If you had to pick theme songs for the main characters of The Godless Void, what would they be?
The title of the book is taken from a band called …And You Will Know Us by the Trail of Dead. I’d read they were splitting, and I have followed them for a good twenty years, so I was a little sad and decided to use the title from what could be their final album. I suppose the main character should have “Into The Godless Void” for that alone. Maybe “You’re Gonna Come Around” by Matt Barton with Dave Owen and The Careers for his younger days.
What’s your favorite genre to read? Is it the same as your favorite genre to write?

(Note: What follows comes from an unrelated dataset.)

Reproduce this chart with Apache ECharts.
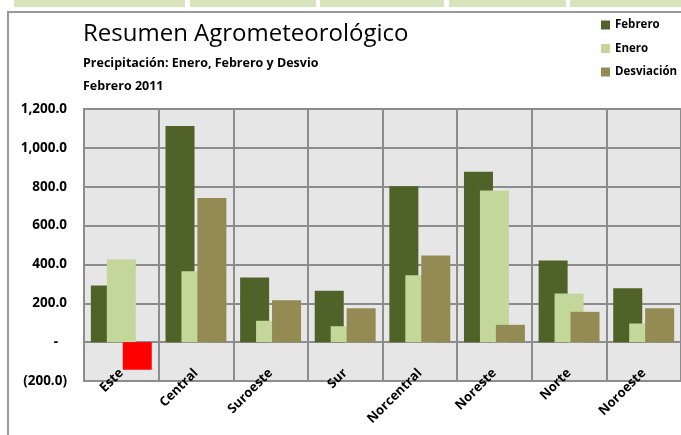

I don’t have any particular favourite. I have favourite writers, and they all have a strong focus on character and plot development in common. I think if a writer says, for example, “I’m going to write nothing but Horror”, they really aren’t going to do themselves any favours if they read nothing but Horror. You’re also going to risk writing yourself into a tight corner if you go along either of those lines.
What books are on your TBR pile right now?
The Talented Mr. Ripley (Patricia Highsmith) has been in the pile longer than anything ever has been before, due to various distractions. The Master and Margarita (Mikhail Bulgakov). The Atrocity Exhibition (JG Ballard). The Book of Koli (M.R. Carey). You Love Me (Caroline Kepnes). Devil’s Day (Andrew Michael Hurley). They’re the ones that come to mind, anyway.
What scene in your book was your favorite to write?
There are a couple of parts I particularly like because they lean heavily into the noir element, but any scene having Raen get out a predicament was fun to write.
Do you have any quirky writing habits? (lucky mugs, cats on laps, etc.)
There’s a hat I like to wear, because it’s comfortable. I occasionally put a ring on my finger, so I have something to fiddle with when I’m looking over what I have written.
Do you have a motto, quote, or philosophy you live by?
Fire Walk With Me.
If you could choose one thing for readers to remember after reading your book, what would it be?
That they liked it and remembered to rate it. Or they disliked it and rated it. Either way, it would be appreciated- especially if they told people they know about it.